Top Retailers recognize the value of adopting mature business processes for managing price. Price management maturity levels can be described as (1) ad hoc; (2) managed; (3) standardized; (4) predictable; and (5) Innovative.

Clear Demand helps retailers adopt the tools and processes for maturing their pricing practices. Here are some characteristics of these maturity levels:

  1. Ad Hoc. Merchants and pricing managers spend most of their time wrangling data in a ‘sea’ of excel. Price tends to be the same across all stores and eCommerce—minimal localization of price. Minimal ability to respond to cost changes and competitors.
  2. Managed. A ‘sea’ of excel with some reasonable management practices for price approval. Some localization of price. Able to respond to cost changes and competition, but response time is sporadic due to heavy manual workload on limited resources.
  3. Standardized. Enterprise tools largely replace excel in at least some departments. Categories are reviewed on a regular cadence. Pricing data such as rules, recommendations, approval, and export history reside in a database. Reasons for price changes are archived in a database. Pricing rules drive pricing alerts and are localized. Standard price approval workflow is followed. Price exports are integrated with back-office systems. There is an immediate response to changes in cost and competition. Vendor deals are integrated into pricing tool and accounted for in planning decisions.
  4. Predictable. The category review process is informed by enterprise tools equipped with some forecasting science and a measure of price elasticity. This includes the ability to manually change a price and see the forecasted impact on profit, revenue, and units. Price recommendations include at least some aspects of a “separate” optimization calculation that is independent of the rules and strategy but perhaps blended in through some type of ‘weighted’ soft rule. Regular and Promotional pricing activities are still silo’d. Some reports measure business performance and inform business decisions.
  5. Innovative. Category role & intent including strategy for pricing line structure is codified in the enterprise tool and drive the price recommendations.  The “integrated” forecast is highly accurate and accounts for price, promotional lift, intro/disco, seasonality, cannibalization, affinity, planogram lift, stock outs, and other demand influencing factors such as weather or covid. The integrated forecast informs replenishment decisions and assortment planning to improve service level and minimize carrying cost.

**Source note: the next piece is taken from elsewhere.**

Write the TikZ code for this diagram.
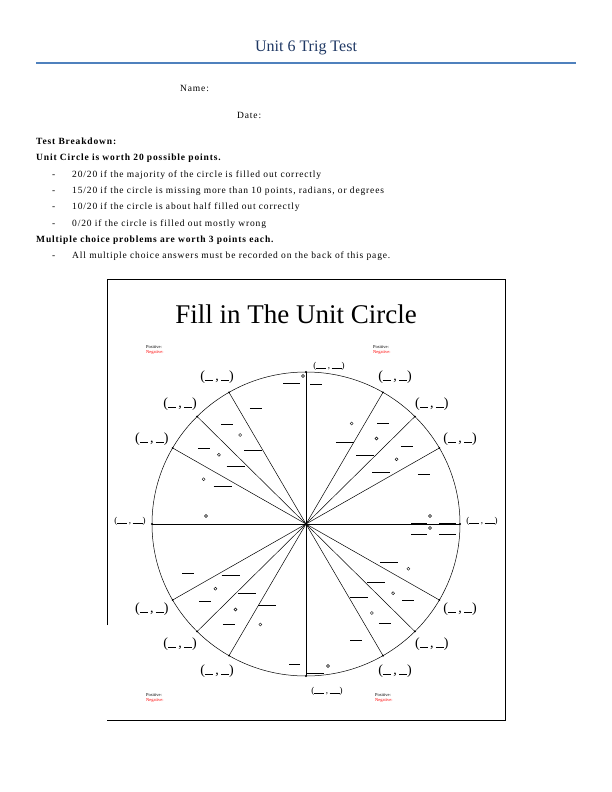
\documentclass[tikz,border=0pt]{standalone}
\usepackage{fontspec}
\setmainfont{Liberation Serif}
\newfontfamily\bodyfont[LetterSpace=9]{Liberation Serif}
\usetikzlibrary{calc}
\begin{document}
\begin{tikzpicture}[x=1pt,y=-1pt,
  txt/.style={anchor=base west,inner sep=0,font=\bodyfont\fontsize{9.5}{10}\selectfont},
  pair/.style={inner sep=0,font=\fontsize{14}{14}\selectfont},
  blank/.style={line width=0.6pt},
  deg/.style={draw,circle,inner sep=0,minimum size=3pt,line width=0.4pt},
  pn/.style={inner sep=0,anchor=north west,align=left,font=\fontsize{4.5}{5}\selectfont}]
\useasboundingbox (0,0) rectangle (612,792);
\definecolor{hdr}{RGB}{31,56,100}
\definecolor{rule}{RGB}{79,129,189}
\node[inner sep=0,font=\fontsize{16}{18}\selectfont,text=hdr] (title) at (306,48) {Unit 6 Trig Test};
\draw[rule,line width=1.2pt] (36,63) -- (576,63);
\node[txt] (name) at (180,91) {Name:};
\node[txt] (date) at (237,118) {Date:};
\node[txt] (tb) at (36,144) {\textbf{Test Breakdown:}};
\node[txt] (uc) at (36,160) {\textbf{Unit Circle is worth 20 possible points.}};
\node[txt] (d1) at (52,177) {-};
\node[txt] (l1) at (72,177) {20/20 if the majority of the circle is filled out correctly};
\node[txt] (d2) at (52,193) {-};
\node[txt] (l2) at (72,193) {15/20 if the circle is missing more than 10 points, radians, or degrees};
\node[txt] (d3) at (52,209) {-};
\node[txt] (l3) at (72,209) {10/20 if the circle is about half filled out correctly};
\node[txt] (d4) at (52,226) {-};
\node[txt] (l4) at (72,226) {0/20 if the circle is filled out mostly wrong};
\node[txt] (mc) at (36,242) {\textbf{Multiple choice problems are worth 3 points each.}};
\node[txt] (d5) at (52,258) {-};
\node[txt] (l5) at (72,258) {All multiple choice answers must be recorded on the back of this page.};
% frame
\draw[line width=0.6pt] (107,625) -- (107,279) -- (505,279) -- (505,720) -- (107,720);
\node[inner sep=0,font=\fontsize{27}{30}\selectfont] (fill) at (296,314) {Fill in The Unit Circle};
\node[pn] (pn1) at (146,345) {Positive:\\\textcolor{red}{Negative:}};
\node[pn] (pn2) at (373,345) {Positive:\\\textcolor{red}{Negative:}};
\node[pn] (pn3) at (146,693) {Positive:\\\textcolor{red}{Negative:}};
\node[pn] (pn4) at (375,693) {Positive:\\\textcolor{red}{Negative:}};
% circle
\coordinate (O) at (306,524);
\draw[line width=0.5pt] (O) ellipse [x radius=154, y radius=152];
\foreach \a in {90,180,270,360}{
  \coordinate (p\a) at ($(O)+(\a:154 and -152)$);
}
\draw[line width=0.5pt] (p90) -- (p270) (p180) -- (p360);
\foreach \a in {30,45,60,120,135,150,210,225,240,300,315,330}{
  \coordinate (p\a) at ($(O)+(\a:154 and -152)$);
  \draw[line width=0.5pt] (O) -- (p\a);
  \fill (p\a) circle (1.1pt);
  \node[pair] (q\a) at ($(O)+(\a:178 and -170)$) {(\rule{8pt}{0.5pt}\,,\,\rule{8pt}{0.5pt})};
  \draw[blank] ($(O)+(\a-7:128 and -126)$) ++(-6,0) -- ++(12,0);
  \draw[blank] ($(O)+(\a+5:92 and -90)$) ++(-9,0) -- ++(18,0);
  \node[deg] (g\a) at ($(O)+(\a+6:112 and -110)$) {};
}
\foreach \a in {90,180,270,360}{\fill (p\a) circle (1.1pt);}
\node[pair,font=\fontsize{9}{9}\selectfont] (q90) at (329,366) {(\rule{10pt}{0.4pt}\,,\,\rule{10pt}{0.4pt})};
\node[pair,font=\fontsize{9}{9}\selectfont] (q270) at (327,691) {(\rule{10pt}{0.4pt}\,,\,\rule{10pt}{0.4pt})};
\node[pair,font=\fontsize{9}{9}\selectfont] (q180) at (130,521) {(\rule{10pt}{0.4pt}\,,\,\rule{10pt}{0.4pt})};
\node[pair,font=\fontsize{9}{9}\selectfont] (q360) at (482,521) {(\rule{10pt}{0.4pt}\,,\,\rule{10pt}{0.4pt})};
\draw[blank] (283,383) -- (300,383) (310,384) -- (322,384);
\node[deg] (g90) at (303,376) {};
\draw[blank] (158,524) -- (170,524) (186,524) -- (203,524);
\node[deg] (g180) at (206,516) {};
\draw[blank] (411,523) -- (427,523) (439,523) -- (456,523) (411,534) -- (427,534) (439,534) -- (456,534);
\node[deg] (g360) at (430,516) {};
\node[deg] (g360b) at (430,528) {};
\draw[blank] (289,664) -- (300,664) (307,673) -- (324,673);
\node[deg] (g270) at (328,666) {};
\end{tikzpicture}
\end{document}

The influence of price and promotion on basket metrics are understood and drive personalized offers. Enterprise tools feature “joint” optimization fully constrained by rules and show both the unconstrained and constrained opportunity curves (efficient pricing), so the organization understands the cost of rules and how to trade-off profit and revenue effectively. Enterprise tools support multiple pricing scenarios each with different pricing strategies to evaluate tradeoffs in profit, revenue, units, and price image associated with a change in strategy. Regular and promotional pricing decisions are optimized jointly using the integrated forecast so that categories margins can be managed wholistically. Product and store attributes are leveraged to manage new-product pricing, line structure, and price localization, KVI pricing as well as decisions on assortment. The business has targeted performance metrics which are measured and optimized. Plan versus forecast versus actual are frequently compared and continuously improved.